> DATA EXCERPT
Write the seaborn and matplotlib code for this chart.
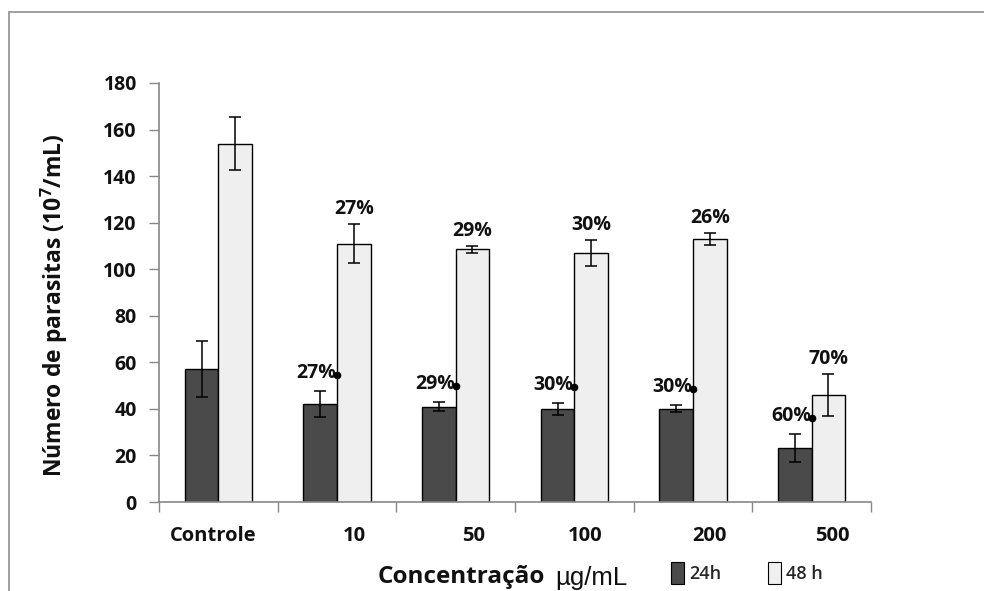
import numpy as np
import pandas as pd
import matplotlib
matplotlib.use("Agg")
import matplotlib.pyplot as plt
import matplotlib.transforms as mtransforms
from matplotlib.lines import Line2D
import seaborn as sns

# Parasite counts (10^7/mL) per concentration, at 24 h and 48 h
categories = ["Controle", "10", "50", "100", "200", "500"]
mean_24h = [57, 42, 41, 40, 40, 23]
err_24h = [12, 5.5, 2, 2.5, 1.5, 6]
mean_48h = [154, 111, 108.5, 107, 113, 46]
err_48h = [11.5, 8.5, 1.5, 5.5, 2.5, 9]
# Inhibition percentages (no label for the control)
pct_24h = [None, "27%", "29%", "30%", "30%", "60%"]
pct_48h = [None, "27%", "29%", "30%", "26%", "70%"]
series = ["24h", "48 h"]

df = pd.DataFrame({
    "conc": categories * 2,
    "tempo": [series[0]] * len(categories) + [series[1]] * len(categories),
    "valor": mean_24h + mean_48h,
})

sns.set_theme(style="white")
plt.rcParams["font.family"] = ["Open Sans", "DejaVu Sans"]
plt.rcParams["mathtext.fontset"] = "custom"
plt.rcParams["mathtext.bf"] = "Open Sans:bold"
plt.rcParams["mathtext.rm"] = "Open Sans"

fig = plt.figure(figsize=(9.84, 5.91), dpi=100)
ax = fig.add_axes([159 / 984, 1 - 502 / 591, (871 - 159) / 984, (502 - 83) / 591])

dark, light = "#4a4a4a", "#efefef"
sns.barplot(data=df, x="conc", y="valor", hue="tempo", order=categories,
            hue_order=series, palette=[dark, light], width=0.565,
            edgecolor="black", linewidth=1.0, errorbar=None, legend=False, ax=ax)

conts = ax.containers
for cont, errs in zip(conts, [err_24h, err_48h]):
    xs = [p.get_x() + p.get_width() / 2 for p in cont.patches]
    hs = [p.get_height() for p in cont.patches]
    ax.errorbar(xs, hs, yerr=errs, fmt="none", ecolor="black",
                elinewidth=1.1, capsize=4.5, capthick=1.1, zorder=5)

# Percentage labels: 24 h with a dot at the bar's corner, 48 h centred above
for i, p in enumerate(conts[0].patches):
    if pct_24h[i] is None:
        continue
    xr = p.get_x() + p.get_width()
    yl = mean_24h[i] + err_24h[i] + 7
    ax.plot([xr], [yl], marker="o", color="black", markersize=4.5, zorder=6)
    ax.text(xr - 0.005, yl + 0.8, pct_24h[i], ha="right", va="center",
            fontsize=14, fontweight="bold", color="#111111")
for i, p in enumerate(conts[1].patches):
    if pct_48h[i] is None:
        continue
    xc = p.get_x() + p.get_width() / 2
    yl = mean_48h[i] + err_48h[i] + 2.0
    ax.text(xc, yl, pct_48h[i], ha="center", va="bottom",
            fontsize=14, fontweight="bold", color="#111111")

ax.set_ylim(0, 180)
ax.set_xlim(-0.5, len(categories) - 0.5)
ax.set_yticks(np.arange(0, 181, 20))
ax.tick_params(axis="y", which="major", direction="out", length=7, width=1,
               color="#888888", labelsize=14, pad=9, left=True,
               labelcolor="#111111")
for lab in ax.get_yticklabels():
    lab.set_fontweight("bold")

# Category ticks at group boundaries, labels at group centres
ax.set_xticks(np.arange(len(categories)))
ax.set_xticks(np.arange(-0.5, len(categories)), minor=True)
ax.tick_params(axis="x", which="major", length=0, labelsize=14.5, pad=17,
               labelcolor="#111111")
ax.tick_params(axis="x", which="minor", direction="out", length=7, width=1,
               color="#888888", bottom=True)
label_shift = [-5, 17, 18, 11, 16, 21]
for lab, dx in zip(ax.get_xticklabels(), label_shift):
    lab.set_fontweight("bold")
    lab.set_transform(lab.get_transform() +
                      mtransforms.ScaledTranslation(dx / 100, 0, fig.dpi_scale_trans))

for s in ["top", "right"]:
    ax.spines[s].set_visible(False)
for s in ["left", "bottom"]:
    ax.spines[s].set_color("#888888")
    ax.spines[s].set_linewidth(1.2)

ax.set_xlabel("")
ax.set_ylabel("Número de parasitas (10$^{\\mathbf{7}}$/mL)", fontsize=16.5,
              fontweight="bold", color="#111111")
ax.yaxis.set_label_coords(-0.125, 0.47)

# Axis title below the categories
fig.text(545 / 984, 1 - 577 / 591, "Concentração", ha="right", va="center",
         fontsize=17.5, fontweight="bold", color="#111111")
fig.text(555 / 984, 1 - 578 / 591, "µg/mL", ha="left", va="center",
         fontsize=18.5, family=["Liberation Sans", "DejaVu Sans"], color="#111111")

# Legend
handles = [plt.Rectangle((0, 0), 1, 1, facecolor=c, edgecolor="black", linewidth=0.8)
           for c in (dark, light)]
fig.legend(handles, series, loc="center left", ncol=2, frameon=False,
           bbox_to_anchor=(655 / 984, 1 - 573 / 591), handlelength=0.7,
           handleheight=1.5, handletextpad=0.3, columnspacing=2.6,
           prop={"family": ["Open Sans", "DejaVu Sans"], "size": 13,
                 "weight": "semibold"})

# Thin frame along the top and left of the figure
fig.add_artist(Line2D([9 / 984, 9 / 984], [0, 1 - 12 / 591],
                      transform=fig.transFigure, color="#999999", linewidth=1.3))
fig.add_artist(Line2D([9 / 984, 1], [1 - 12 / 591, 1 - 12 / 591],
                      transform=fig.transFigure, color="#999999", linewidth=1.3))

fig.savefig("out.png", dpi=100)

> INSTRUCTION
Copy out all the data without changing anything, and drop the pictures.

> SOLUTION TO THIS PROBLEM
Write the seaborn and matplotlib code for this chart.
import numpy as np
import pandas as pd
import matplotlib
matplotlib.use("Agg")
import matplotlib.pyplot as plt
import matplotlib.transforms as mtransforms
from matplotlib.lines import Line2D
import seaborn as sns

# Parasite counts (10^7/mL) per concentration, at 24 h and 48 h
categories = ["Controle", "10", "50", "100", "200", "500"]
mean_24h = [57, 42, 41, 40, 40, 23]
err_24h = [12, 5.5, 2, 2.5, 1.5, 6]
mean_48h = [154, 111, 108.5, 107, 113, 46]
err_48h = [11.5, 8.5, 1.5, 5.5, 2.5, 9]
# Inhibition percentages (no label for the control)
pct_24h = [None, "27%", "29%", "30%", "30%", "60%"]
pct_48h = [None, "27%", "29%", "30%", "26%", "70%"]
series = ["24h", "48 h"]

df = pd.DataFrame({
    "conc": categories * 2,
    "tempo": [series[0]] * len(categories) + [series[1]] * len(categories),
    "valor": mean_24h + mean_48h,
})

sns.set_theme(style="white")
plt.rcParams["font.family"] = ["Open Sans", "DejaVu Sans"]
plt.rcParams["mathtext.fontset"] = "custom"
plt.rcParams["mathtext.bf"] = "Open Sans:bold"
plt.rcParams["mathtext.rm"] = "Open Sans"

fig = plt.figure(figsize=(9.84, 5.91), dpi=100)
ax = fig.add_axes([159 / 984, 1 - 502 / 591, (871 - 159) / 984, (502 - 83) / 591])

dark, light = "#4a4a4a", "#efefef"
sns.barplot(data=df, x="conc", y="valor", hue="tempo", order=categories,
            hue_order=series, palette=[dark, light], width=0.565,
            edgecolor="black", linewidth=1.0, errorbar=None, legend=False, ax=ax)

conts = ax.containers
for cont, errs in zip(conts, [err_24h, err_48h]):
    xs = [p.get_x() + p.get_width() / 2 for p in cont.patches]
    hs = [p.get_height() for p in cont.patches]
    ax.errorbar(xs, hs, yerr=errs, fmt="none", ecolor="black",
                elinewidth=1.1, capsize=4.5, capthick=1.1, zorder=5)

# Percentage labels: 24 h with a dot at the bar's corner, 48 h centred above
for i, p in enumerate(conts[0].patches):
    if pct_24h[i] is None:
        continue
    xr = p.get_x() + p.get_width()
    yl = mean_24h[i] + err_24h[i] + 7
    ax.plot([xr], [yl], marker="o", color="black", markersize=4.5, zorder=6)
    ax.text(xr - 0.005, yl + 0.8, pct_24h[i], ha="right", va="center",
            fontsize=14, fontweight="bold", color="#111111")
for i, p in enumerate(conts[1].patches):
    if pct_48h[i] is None:
        continue
    xc = p.get_x() + p.get_width() / 2
    yl = mean_48h[i] + err_48h[i] + 2.0
    ax.text(xc, yl, pct_48h[i], ha="center", va="bottom",
            fontsize=14, fontweight="bold", color="#111111")

ax.set_ylim(0, 180)
ax.set_xlim(-0.5, len(categories) - 0.5)
ax.set_yticks(np.arange(0, 181, 20))
ax.tick_params(axis="y", which="major", direction="out", length=7, width=1,
               color="#888888", labelsize=14, pad=9, left=True,
               labelcolor="#111111")
for lab in ax.get_yticklabels():
    lab.set_fontweight("bold")

# Category ticks at group boundaries, labels at group centres
ax.set_xticks(np.arange(len(categories)))
ax.set_xticks(np.arange(-0.5, len(categories)), minor=True)
ax.tick_params(axis="x", which="major", length=0, labelsize=14.5, pad=17,
               labelcolor="#111111")
ax.tick_params(axis="x", which="minor", direction="out", length=7, width=1,
               color="#888888", bottom=True)
label_shift = [-5, 17, 18, 11, 16, 21]
for lab, dx in zip(ax.get_xticklabels(), label_shift):
    lab.set_fontweight("bold")
    lab.set_transform(lab.get_transform() +
                      mtransforms.ScaledTranslation(dx / 100, 0, fig.dpi_scale_trans))

for s in ["top", "right"]:
    ax.spines[s].set_visible(False)
for s in ["left", "bottom"]:
    ax.spines[s].set_color("#888888")
    ax.spines[s].set_linewidth(1.2)

ax.set_xlabel("")
ax.set_ylabel("Número de parasitas (10$^{\\mathbf{7}}$/mL)", fontsize=16.5,
              fontweight="bold", color="#111111")
ax.yaxis.set_label_coords(-0.125, 0.47)

# Axis title below the categories
fig.text(545 / 984, 1 - 577 / 591, "Concentração", ha="right", va="center",
         fontsize=17.5, fontweight="bold", color="#111111")
fig.text(555 / 984, 1 - 578 / 591, "µg/mL", ha="left", va="center",
         fontsize=18.5, family=["Liberation Sans", "DejaVu Sans"], color="#111111")

# Legend
handles = [plt.Rectangle((0, 0), 1, 1, facecolor=c, edgecolor="black", linewidth=0.8)
           for c in (dark, light)]
fig.legend(handles, series, loc="center left", ncol=2, frameon=False,
           bbox_to_anchor=(655 / 984, 1 - 573 / 591), handlelength=0.7,
           handleheight=1.5, handletextpad=0.3, columnspacing=2.6,
           prop={"family": ["Open Sans", "DejaVu Sans"], "size": 13,
                 "weight": "semibold"})

# Thin frame along the top and left of the figure
fig.add_artist(Line2D([9 / 984, 9 / 984], [0, 1 - 12 / 591],
                      transform=fig.transFigure, color="#999999", linewidth=1.3))
fig.add_artist(Line2D([9 / 984, 1], [1 - 12 / 591, 1 - 12 / 591],
                      transform=fig.transFigure, color="#999999", linewidth=1.3))

fig.savefig("out.png", dpi=100)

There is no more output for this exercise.